Venue: Kings Cross Theatre (Kings Cross NSW), Oct 8 – 22, 2016
Playwright: Dennis Kelly
Director: Michael Abercromby
Cast: Josh Brennan, Grace Victoria
Image by Rupert Reid
Louise and Mark are locked in a bunker. We are not quite sure how they got there, but we know that it is the male of the pair who is calling the shots. It could be the apocalypse, and the end of the world is a complex matter for those who survive. Dennis Kelly’s After The End is a quirky, but dark, story about the atrocities that happen in a world where nobody thinks that they’re the bad guy.
Although its contexts are dramatic, its plot is simple and unfortunately, a predictable one. There is discernible concerted effort put into creating tension for the staging, but only its later sequences are able to captivate, and when we do become engaged, it is the portrayal of violence that draws us in, rather than inherent ideas that can seem superficial, with insufficient provocative power. Some of the play’s mysteries could be more effectively manipulated, but both performers (Josh Brennan and Grace Victoria) are remarkably focused, well-rehearsed and enthusiastically present.

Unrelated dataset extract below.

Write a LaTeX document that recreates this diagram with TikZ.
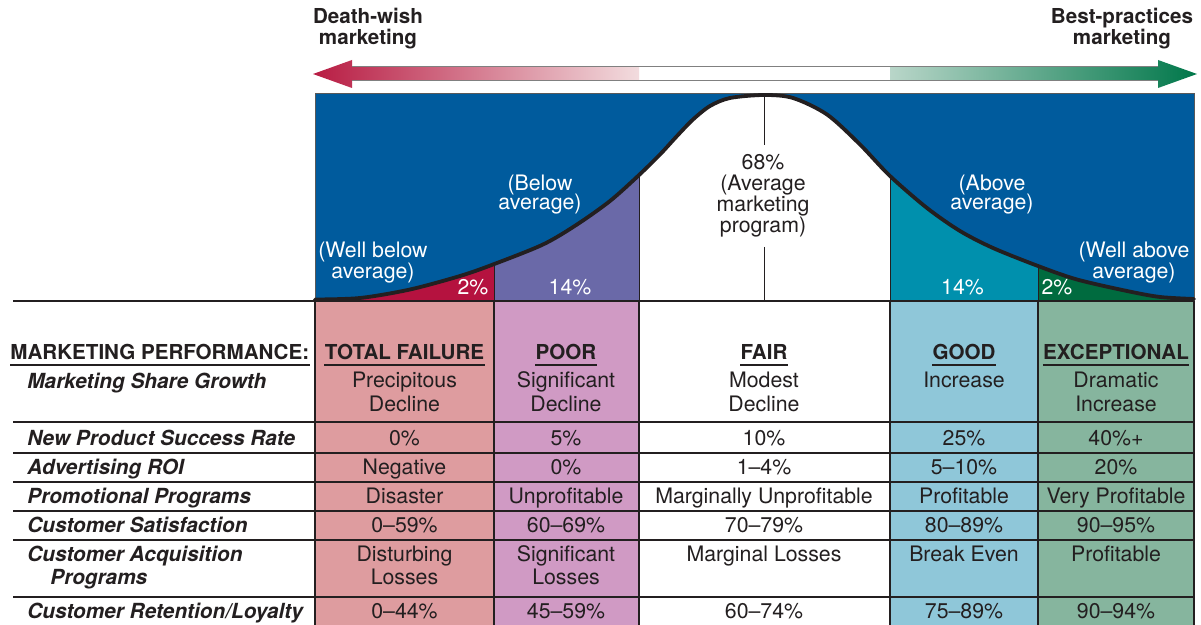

In After The End, a woman is made victim when she finds herself waking up in an environment completely controlled by a man. Unable to negotiate a renewal of circumstances that will provide a level playing field, Louise is forced into combat for the top dog position, squarely on Mark’s terms. Determined for his desires to dominate their microcosm, Mark’s impositions are a representation of the obstacles that feminists are up against, and reason for the deterioration of advancements that had been made. It is a pessimistic view that the play proffers, but an accurate depiction of a state of affairs where everybody loses, if we perpetuate that status quo.